BFH Urteil vom 14.09.2017 – IV R 28/14 BFH/NV 2018, 1
Sachverhalt:
Die Klägerin und Revisionsklägerin (Klägerin) ist eine GbR. Sie ermittelte ihren Gewinn im Streitjahr durch Einnahmen-Überschussrechnung nach § 4 Abs. 3 des Einkommensteuergesetzes in der im Streitjahr geltenden Fassung (EStG). In der Erklärung zur gesonderten und einheitlichen Feststellung von Besteuerungsgrundlagen (Gewinnfeststellung) 2008, die sie bei dem Beklagten und Revisionsbeklagten (Finanzamt –FA–) einreichte, zog die Klägerin einen Investitionsabzugsbetrag nach § 7g EStG für die künftige Anschaffung eines betrieblich genutzten PKW in Höhe von 23.500 EUR ab. Die Klägerin erwarb den PKW am 8. Juni 2009. Das FA erließ am 18. Februar 2010 einen Gewinnfeststellungsbescheid 2008 für die Klägerin entsprechend ihren Angaben in der eingereichten Feststellungserklärung und stellte u.a. unter Berücksichtigung des Investitionsabzugsbetrags laufende Einkünfte aus Gewerbebetrieb in Höhe von… EUR fest. Der Bescheid erging nach § 165 Abs. 1 Satz 2 Nrn. 3 und 4 der Abgabenordnung (AO) wegen verfassungsrechtlicher Aspekte betreffend steuerliche Regelungen zu Arbeitszimmern, die Aufwandsentschädigung von Parlamentariern und das Zustandekommen des Haushaltsbegleitgesetzes teilweise vorläufig.
Im Rahmen des Gewinnfeststellungsverfahrens für das Folgejahr 2009 forderte das FA –zunächst erfolglos– Nachweise von der Klägerin dafür an, dass dieser PKW (fast) ausschließlich betrieblich genutzt werde.
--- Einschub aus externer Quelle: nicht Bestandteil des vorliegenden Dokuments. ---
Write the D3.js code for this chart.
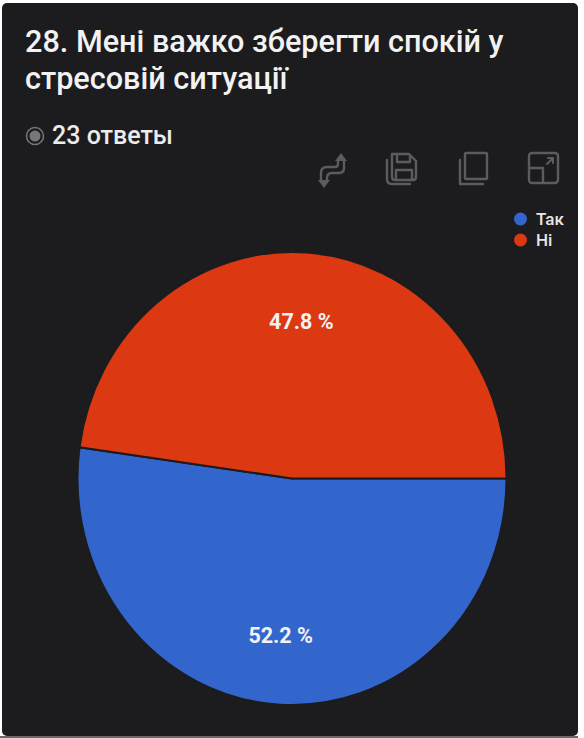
<!DOCTYPE html>
<html>
<head>
<meta charset="utf-8">
<script src="https://cdn.jsdelivr.net/npm/d3@7"></script>
<style>
html,body{margin:0;padding:0;background:#fff;overflow:hidden}
text{font-family:Roboto,sans-serif}
</style>
</head>
<body>
<svg id="chart" width="584" height="738"></svg>
<script>
const titleLines = ["28. Мені важко зберегти спокій у", "стресовій ситуації"];
const responses = "23 ответы";
const categories = ["Так", "Ні"];
const values = [52.2, 47.8];
const colors = ["#3366cc", "#dc3912"];

const svg = d3.select("#chart");

// Dark card behind everything
svg.append("rect").attr("x", 2).attr("y", 3).attr("width", 576).attr("height", 733)
  .attr("rx", 5).attr("fill", "#1c1c1e");
svg.append("rect").attr("x", 0).attr("y", 736).attr("width", 578).attr("height", 2).attr("fill", "#6a6a6a");

// Title
const title = svg.append("g").attr("fill", "#f2f2f2").attr("font-size", 30.6).attr("font-weight", 500);
titleLines.forEach((line, i) => {
  title.append("text").attr("x", 25).attr("y", 52 + i * 37).text(line);
});

// Response count with its radio marker
svg.append("circle").attr("cx", 35).attr("cy", 136).attr("r", 8.5)
  .attr("fill", "none").attr("stroke", "#77777a").attr("stroke-width", 1.5);
svg.append("circle").attr("cx", 35).attr("cy", 136).attr("r", 5.5).attr("fill", "#77777a");
svg.append("text").attr("x", 52).attr("y", 144).attr("font-size", 25).attr("font-weight", 500)
  .attr("fill", "#ececec").text(responses);

// Toolbar icons
const icons = svg.append("g").attr("fill", "none").attr("stroke", "#5c5c5e").attr("stroke-width", 2.4)
  .attr("stroke-linejoin", "round").attr("stroke-linecap", "round");
// swap
icons.append("path").attr("d", "M338 160 V164 Q338 167 335 167 H327 Q321 167 321 173 V180");
icons.append("path").attr("d", "M344 160 V168 Q344 173 339 173 H332 Q327 173 327 178 V180");
icons.append("path").attr("d", "M335 161 L341 153 L347 161 Z").attr("fill", "#5c5c5e").attr("stroke", "none");
icons.append("path").attr("d", "M318 180 L324 188 L330 180 Z").attr("fill", "#5c5c5e").attr("stroke", "none");
// save
icons.append("path").attr("d", "M392 154 H409 L416 161 V177 Q416 180 413 180 H395 Q392 180 392 177 Z");
icons.append("path").attr("d", "M397 154 V162 H410 V156");
icons.append("path").attr("d", "M396 180 V170 H412 V180");
icons.append("path").attr("d", "M387 160 V179 Q387 184 392 184 H410");
// copy
icons.append("rect").attr("x", 465).attr("y", 153).attr("width", 22).attr("height", 26).attr("rx", 1);
icons.append("path").attr("d", "M460 160 V184 H483");
// expand
icons.append("rect").attr("x", 529).attr("y", 153).attr("width", 29).attr("height", 30).attr("rx", 3);
icons.append("path").attr("d", "M529 168 H543 V183");
icons.append("path").attr("d", "M547 164 L553 158 M548 158 H553 V163").attr("stroke-width", 2);

// Pie, drawn slightly taller than wide
const radius = 214.5;
const pieGroup = svg.append("g").attr("transform", "translate(292,478.5) scale(1,1.056)");
const pie = d3.pie().sort(null)
  .startAngle(Math.PI / 2).endAngle(Math.PI / 2 + 2 * Math.PI);
const arc = d3.arc().innerRadius(0).outerRadius(radius);
const slices = pie(values);
pieGroup.selectAll("path").data(slices).join("path")
  .attr("d", arc)
  .attr("fill", (d, i) => colors[i])
  .attr("stroke", "#1c1c1e").attr("stroke-width", 2);

// Percent labels inside each slice
const labelArc = d3.arc().innerRadius(radius * 0.695).outerRadius(radius * 0.695);
slices.forEach((d) => {
  const [x, y] = labelArc.centroid(d);
  svg.append("text").attr("x", 291 + x).attr("y", 478.5 + y * 1.056 + 7.5)
    .attr("text-anchor", "middle").attr("font-size", 21.5).attr("font-weight", 700).attr("fill", "#f2f2f2")
    .text(d.value.toFixed(1) + " %");
});

// Legend
const legendY = d3.scalePoint().domain(categories).range([219, 240]);
const legend = svg.append("g");
categories.forEach((c, i) => {
  legend.append("circle").attr("cx", 520.5).attr("cy", legendY(c)).attr("r", 6.5).attr("fill", colors[i]);
  legend.append("text").attr("x", 536).attr("y", legendY(c) + 6).attr("font-size", 17).attr("font-weight", 500)
    .attr("fill", "#e6e6e6").text(c);
});
</script>
</body>
</html>
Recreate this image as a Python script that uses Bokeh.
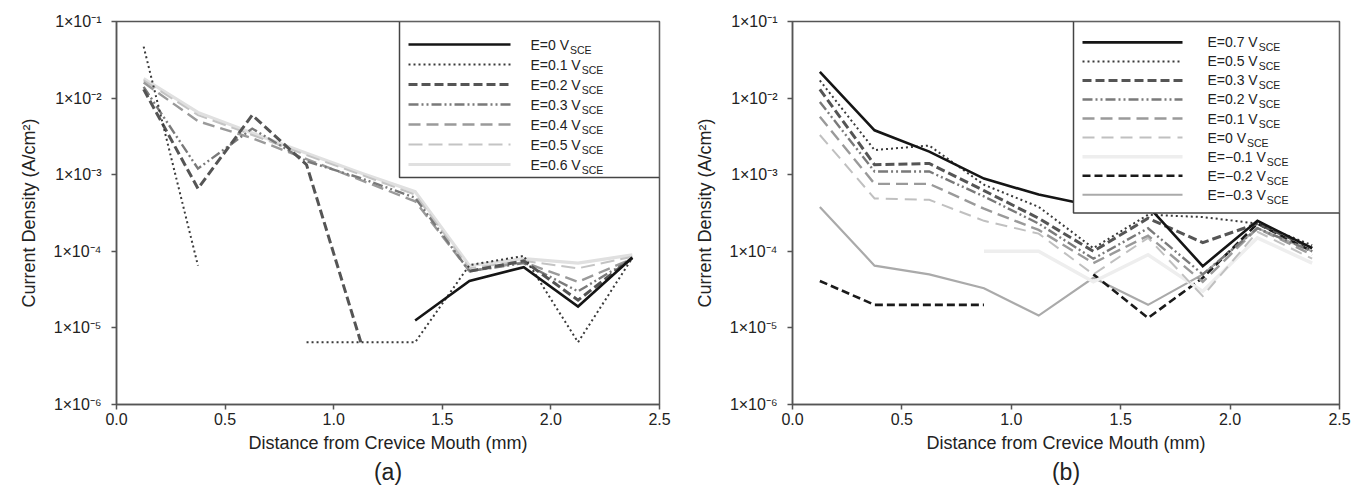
import math
from bokeh.plotting import figure
from bokeh.layouts import row
from bokeh.models import (FixedTicker, CustomJSTickFormatter, PrintfTickFormatter,
                          Title, ColumnDataSource, Range1d)
from bokeh.core.properties import value
from bokeh.embed import file_html
from bokeh.resources import INLINE

nan = float("nan")

# ---------------- data ----------------
distance_mm = [0.125, 0.375, 0.625, 0.875, 1.125, 1.375, 1.625, 1.875, 2.125, 2.375]

# panel (a)
a_labels = ["E=0 V", "E=0.1 V", "E=0.2 V", "E=0.3 V", "E=0.4 V", "E=0.5 V", "E=0.6 V"]
a_E00 = [nan, nan, nan, nan, nan, 1.25e-5, 4.1e-5, 6.2e-5, 1.9e-5, 8.3e-5]
a_E01 = [4.7e-2, 6.5e-5, nan, 6.5e-6, 6.5e-6, 6.5e-6, 6.6e-5, 8.7e-5, 6.5e-6, 8.2e-5]
a_E02 = [1.3e-2, 6.6e-4, 6.0e-3, 1.35e-3, 6.5e-6, nan, 5.5e-5, 7.5e-5, 2.3e-5, 8.2e-5]
a_E03 = [1.4e-2, 1.2e-3, 4.0e-3, 1.5e-3, 9.0e-4, 5.0e-4, 5.5e-5, 7.0e-5, 3.0e-5, 8.0e-5]
a_E04 = [1.6e-2, 5.0e-3, 3.0e-3, 1.6e-3, 8.5e-4, 4.5e-4, 5.5e-5, 7.2e-5, 4.0e-5, 8.0e-5]
a_E05 = [1.7e-2, 6.0e-3, 3.3e-3, 1.8e-3, 1.0e-3, 5.5e-4, 6.0e-5, 7.5e-5, 6.0e-5, 8.5e-5]
a_E06 = [1.8e-2, 6.5e-3, 3.5e-3, 1.9e-3, 1.05e-3, 6.0e-4, 6.5e-5, 8.0e-5, 7.0e-5, 9.0e-5]
a_series = [a_E00, a_E01, a_E02, a_E03, a_E04, a_E05, a_E06]

# panel (b)
b_labels = ["E=0.7 V", "E=0.5 V", "E=0.3 V", "E=0.2 V", "E=0.1 V", "E=0 V",
            "E=\u22120.1 V", "E=\u22120.2 V", "E=\u22120.3 V"]
b_E07 = [2.2e-2, 3.8e-3, 2.0e-3, 8.9e-4, 5.5e-4, 3.9e-4, 3.9e-4, 6.4e-5, 2.5e-4, 1.1e-4]
b_E05 = [1.7e-2, 2.1e-3, 2.4e-3, 7.4e-4, 3.8e-4, 1.1e-4, 3.0e-4, 2.8e-4, 2.3e-4, 1.2e-4]
b_E03 = [1.3e-2, 1.35e-3, 1.4e-3, 6.2e-4, 2.7e-4, 1.0e-4, 2.7e-4, 1.3e-4, 2.3e-4, 1.1e-4]
b_E02 = [8.9e-3, 1.1e-3, 1.1e-3, 5.2e-4, 2.3e-4, 8.0e-5, 2.0e-4, 5.0e-5, 2.0e-4, 1.0e-4]
b_E01 = [5.7e-3, 7.6e-4, 7.6e-4, 3.6e-4, 1.9e-4, 7.0e-5, 1.6e-4, 4.0e-5, 2.0e-4, 9.0e-5]
b_E00 = [3.3e-3, 4.9e-4, 4.7e-4, 2.5e-4, 1.7e-4, 5.0e-5, 1.5e-4, 2.6e-5, 1.8e-4, 8.0e-5]
b_Em01 = [nan, nan, nan, 1.0e-4, 1.0e-4, 4.0e-5, 9.0e-5, 3.0e-5, 1.5e-4, 7.0e-5]
b_Em02 = [4.1e-5, 2.0e-5, 2.0e-5, 2.0e-5, nan, 5.0e-5, 1.35e-5, 4.5e-5, 2.3e-4, 1.0e-4]
b_Em03 = [3.8e-4, 6.5e-5, 5.0e-5, 3.3e-5, 1.45e-5, 4.5e-5, 2.0e-5, 5.0e-5, 2.0e-4, 1.0e-4]
b_series = [b_E07, b_E05, b_E03, b_E02, b_E01, b_E00, b_Em01, b_Em02, b_Em03]

subscript = "SCE"
x_ticks = [0.0, 0.5, 1.0, 1.5, 2.0, 2.5]
y_ticks = [1e-6, 1e-5, 1e-4, 1e-3, 1e-2, 1e-1]
x_title = "Distance from Crevice Mouth (mm)"
y_title = "Current Density (A/cm\u00b2)"

# ---------------- styles ----------------
a_styles = [
    dict(color="#151515", width=2.6, dash="solid"),
    dict(color="#3a3a3a", width=2.0, dash="2 3"),
    dict(color="#555555", width=3.0, dash="9 4"),
    dict(color="#7a7a7a", width=2.4, dash="10 3 2 3 2 3"),
    dict(color="#9a9a9a", width=2.4, dash="12 6"),
    dict(color="#c4c4c4", width=2.0, dash="14 6"),
    dict(color="#e0e0e0", width=3.2, dash="solid"),
]
b_styles = [
    dict(color="#151515", width=2.6, dash="solid"),
    dict(color="#3a3a3a", width=2.0, dash="2 3"),
    dict(color="#555555", width=3.0, dash="9 4"),
    dict(color="#7a7a7a", width=2.4, dash="10 3 2 3 2 3"),
    dict(color="#9a9a9a", width=2.4, dash="12 6"),
    dict(color="#c0c0c0", width=2.0, dash="12 7"),
    dict(color="#eeeeee", width=3.5, dash="solid"),
    dict(color="#1a1a1a", width=2.6, dash="8 4"),
    dict(color="#aaaaaa", width=2.2, dash="solid"),
]

FONT = "Liberation Sans"
CHAR_W = {"E": 8.0, "=": 7.0, ".": 3.33, " ": 3.33, "V": 8.0, "\u2212": 7.0}
LEG_FS = 14


def text_width(s, size):
    return sum(CHAR_W.get(c, 6.67) for c in s) * size / 12.0


def make_panel(series, labels, styles, tag, border, legend):
    bl, br, bt, bb = border
    p = figure(width=678, height=500, y_axis_type="log",
               x_range=Range1d(0, 2.5), y_range=Range1d(1e-6, 1e-1),
               output_backend="svg", toolbar_location=None,
               min_border_left=bl, min_border_right=br,
               min_border_top=bt, min_border_bottom=bb)
    p.background_fill_color = "white"
    p.border_fill_color = "white"
    p.outline_line_color = "#555555"
    p.outline_line_width = 1.5
    p.xgrid.visible = False
    p.ygrid.visible = False

    for ax in (p.xaxis[0], p.yaxis[0]):
        ax.axis_line_color = "#555555"
        ax.axis_line_width = 1.5
        ax.major_tick_line_color = "#555555"
        ax.major_tick_line_width = 1.5
        ax.major_tick_in = 0
        ax.major_tick_out = 5
        ax.minor_tick_line_color = None
        ax.major_label_text_font = FONT
        ax.major_label_text_color = "#222222"
        ax.axis_label_text_font = FONT
        ax.axis_label_text_font_style = "normal"
        ax.axis_label_text_color = "#222222"

    p.xaxis.ticker = FixedTicker(ticks=x_ticks)
    p.xaxis.formatter = PrintfTickFormatter(format="%.1f")
    p.xaxis.major_label_text_font_size = "16px"
    p.xaxis.major_label_standoff = 3
    p.xaxis.axis_label = x_title
    p.xaxis.axis_label_text_font_size = "18px"
    p.xaxis.axis_label_standoff = 5

    p.yaxis.ticker = FixedTicker(ticks=y_ticks)
    p.yaxis.formatter = CustomJSTickFormatter(code="""
        const e = Math.round(Math.log10(tick));
        const sup = {'-':'\u207b','0':'\u2070','1':'\u00b9','2':'\u00b2','3':'\u00b3',
                     '4':'\u2074','5':'\u2075','6':'\u2076','7':'\u2077','8':'\u2078','9':'\u2079'};
        return '1\u00d710' + String(e).split('').map(c => sup[c]).join('');
    """)
    p.yaxis.major_label_text_font_size = "16px"
    p.yaxis.major_label_standoff = 10
    p.yaxis.axis_label = y_title
    p.yaxis.axis_label_text_font_size = "18px"
    p.yaxis.axis_label_standoff = 12

    # data lines (drawn last-to-first so the first legend entry sits on top)
    for vals, st in reversed(list(zip(series, styles))):
        p.line(distance_mm, vals, line_color=st["color"], line_width=st["width"],
               line_dash=st["dash"], line_join="miter")

    # legend box drawn as glyphs on top of the data
    lx0, lx1, ly_top, ly_bot, sx0, sx1, tx, rows_log = legend
    p.quad(left=[lx0], right=[lx1], top=[ly_top], bottom=[ly_bot],
           fill_color="white", line_color="#444444", line_width=1.5)
    for st, ry in zip(styles, rows_log):
        p.line([sx0, sx1], [ry, ry], line_color=st["color"], line_width=st["width"],
               line_dash=st["dash"])
    src = ColumnDataSource(dict(
        x=[tx] * len(labels), y=rows_log, t=labels,
        sub=[subscript] * len(labels),
        off=[text_width(s, LEG_FS) + 1 for s in labels]))
    p.text(x="x", y="y", text="t", source=src, text_font=value(FONT),
           text_font_size=f"{LEG_FS}px", text_baseline="middle", text_color="#222222")
    p.text(x="x", y="y", text="sub", source=src, text_font=value(FONT),
           text_font_size="10.5px", text_baseline="middle", text_color="#222222",
           x_offset="off", y_offset=5)

    p.add_layout(Title(text=tag, align="center", text_font=FONT,
                       text_font_size="23px", text_font_style="normal",
                       text_color="#222222", standoff=2), "below")
    return p


def legend_geom(frame_left, ppu, top_px, decade_px, box_l_px, box_b_px,
                s0_px, s1_px, t_px, row0_px, row_step, n):
    def xd(px):
        return (px - frame_left) / ppu

    def yd(px):
        return 10 ** (-1 - (px - top_px) / decade_px)

    rows = [yd(row0_px + row_step * i) for i in range(n)]
    return (xd(box_l_px), 2.5, 1e-1, yd(box_b_px), xd(s0_px), xd(s1_px), xd(t_px), rows)


leg_a = legend_geom(116, 217.2, 21, 76.6, 399, 177, 408, 510, 530, 44, 20, len(a_labels))
leg_b = legend_geom(114, 218.8, 19, 77.2, 395, 212, 404, 504, 529, 40, 19.2, len(b_labels))

pa = make_panel(a_series, a_labels, a_styles, "(a)", (116, 19, 21, 96), leg_a)
pb = make_panel(b_series, b_labels, b_styles, "(b)", (114, 17, 19, 95), leg_b)

layout = row(pa, pb)
open("out.html", "w").write(file_html(layout, INLINE))
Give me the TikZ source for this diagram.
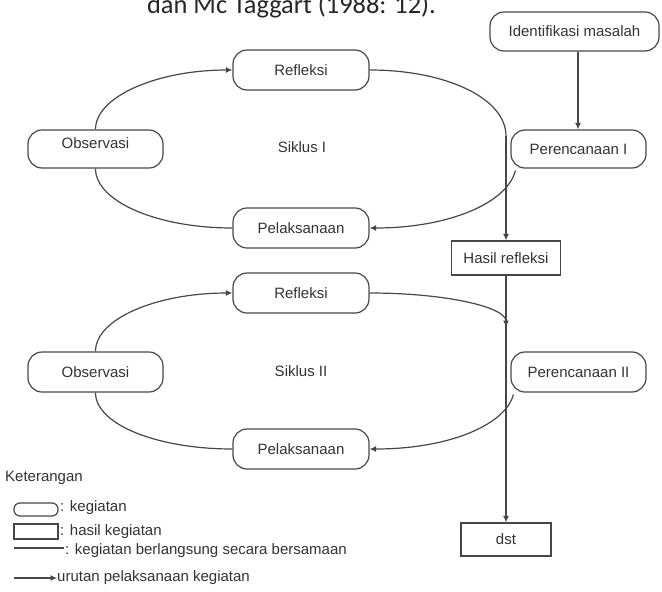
\documentclass[tikz,border=0pt]{standalone}
\usepackage{fontspec}
\setmainfont{Liberation Sans}
\newfontfamily\titlefont{Carlito}
\usetikzlibrary{arrows.meta}
\begin{document}
\begin{tikzpicture}[x=1pt,y=-1pt,
  ln/.style={draw=black!72, line width=1.2pt},
  txt/.style={font=\fontsize{15}{16}\selectfont, text=black!80},
  act/.style={ln, txt, rounded corners=14pt, minimum width=136pt, minimum height=40pt, inner sep=0pt},
  res/.style={ln, txt, inner sep=0pt},
  arr/.style={ln, -{Latex[length=6.5pt,width=6pt]}},
  lbl/.style={txt, inner sep=0pt, anchor=west}
]
\fill[white] (0,0) rectangle (662,592);
\clip (0,0) rectangle (662,592);

% title (cut off at top)
\node[anchor=base, inner sep=0pt, font=\titlefont\fontsize{26.4}{28}\selectfont, text=black!85] (title) at (291.5,13.3) {dan Mc Taggart (1988: 12).};

% nodes cycle I
\node[act, minimum width=169pt, minimum height=39pt] (ident) at (574.5,31.5) {Identifikasi masalah};
\node[act] (ref1) at (301,70) {Refleksi};
\node[act, minimum width=135pt, minimum height=38pt, text depth=11pt] (obs1) at (95.5,149) {Observasi};
\node[txt, inner sep=0pt] (sik1) at (302,147) {Siklus I};
\node[act, minimum width=135pt, minimum height=38pt] (per1) at (578.5,149) {Perencanaan I};
\node[act] (pel1) at (301,228) {Pelaksanaan};
\node[res, minimum width=109pt, minimum height=34pt] (hasil) at (506,258) {Hasil refleksi};

% nodes cycle II
\node[act] (ref2) at (301,293) {Refleksi};
\node[act, minimum width=135pt] (obs2) at (95.5,372) {Observasi};
\node[txt, inner sep=0pt] (sik2) at (301,371) {Siklus II};
\node[act, minimum width=135pt] (per2) at (578.5,372) {Perencanaan II};
\node[act] (pel2) at (301,449) {Pelaksanaan};
\node[res, minimum width=90pt, minimum height=33pt] (dst) at (506,539.5) {dst};

% junction coordinates on the vertical line
\coordinate (j1) at (506,136);
\coordinate (j2) at (506,327);

% connectors cycle I
\draw[arr] (ident.south -| 578,0) -- (per1.north -| 578,0);
\draw[arr] (obs1.north) .. controls +(0,-33) and +(-75,0) .. (ref1.west);
\draw[ln] (ref1.east) .. controls +(76,0) and +(0,-38) .. (j1);
\draw[arr] (j1) -- (hasil.north);
\draw[arr] ([xshift=5pt,yshift=-2pt]per1.south west) .. controls +(-8,32) and +(80,0) .. (pel1.east);
\draw[ln] (pel1.west) .. controls +(-75,0) and +(0,33) .. (obs1.south);

% connectors cycle II
\draw[arr] (hasil.south) -- (dst.north);
\draw[arr] (obs2.north) .. controls +(0,-33) and +(-75,0) .. (ref2.west);
\draw[arr] (ref2.east) .. controls +(76,0) and +(0,-20) .. (j2);
\draw[arr] ([xshift=3pt,yshift=-2pt]per2.south west) .. controls +(-8,30) and +(80,0) .. (pel2.east);
\draw[ln] (pel2.west) .. controls +(-75,0) and +(0,32) .. (obs2.south);

% legend
\node[lbl] (ket) at (5,478) {Keterangan};
\node[ln, rounded corners=6pt, minimum width=44pt, minimum height=13pt, inner sep=0pt] (lg1) at (36,509.5) {};
\node[lbl] (lg1t) at (60,508) {: kegiatan};
\node[ln, minimum width=44pt, minimum height=15pt, inner sep=0pt] (lg2) at (36,531.5) {};
\node[lbl] (lg2t) at (60,532) {: hasil kegiatan};
\coordinate (lg3a) at (14,548);
\coordinate (lg3b) at (64,548);
\draw[ln] (lg3a) -- (lg3b);
\node[lbl] (lg3t) at (65,551) {: kegiatan berlangsung secara bersamaan};
\coordinate (lg4a) at (14,578);
\node[lbl] (lg4t) at (57,578) {urutan pelaksanaan kegiatan};
\draw[arr] (lg4a) -- (lg4t.west);
\end{tikzpicture}
\end{document}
Am 15. April 2011 änderte das FA die Gewinnfeststellungsbescheide 2008 und 2009 dahingehend, dass der Investitionsabzugsbetrag nun nicht mehr anerkannt wurde.
Begründung:
Das FG hat dem Grunde nach zutreffend entschieden, dass der geänderte Gewinnfeststellungsbescheid 2008 vom 15. April 2011 mangels Einlegung eines Einspruchs bestandskräftig geworden ist (a) und keine Korrekturnorm eingreift, insbesondere keine Änderung wegen vorläufiger Feststellung (b) oder Vorliegens neuer Tatsachen (c) in Betracht kommt.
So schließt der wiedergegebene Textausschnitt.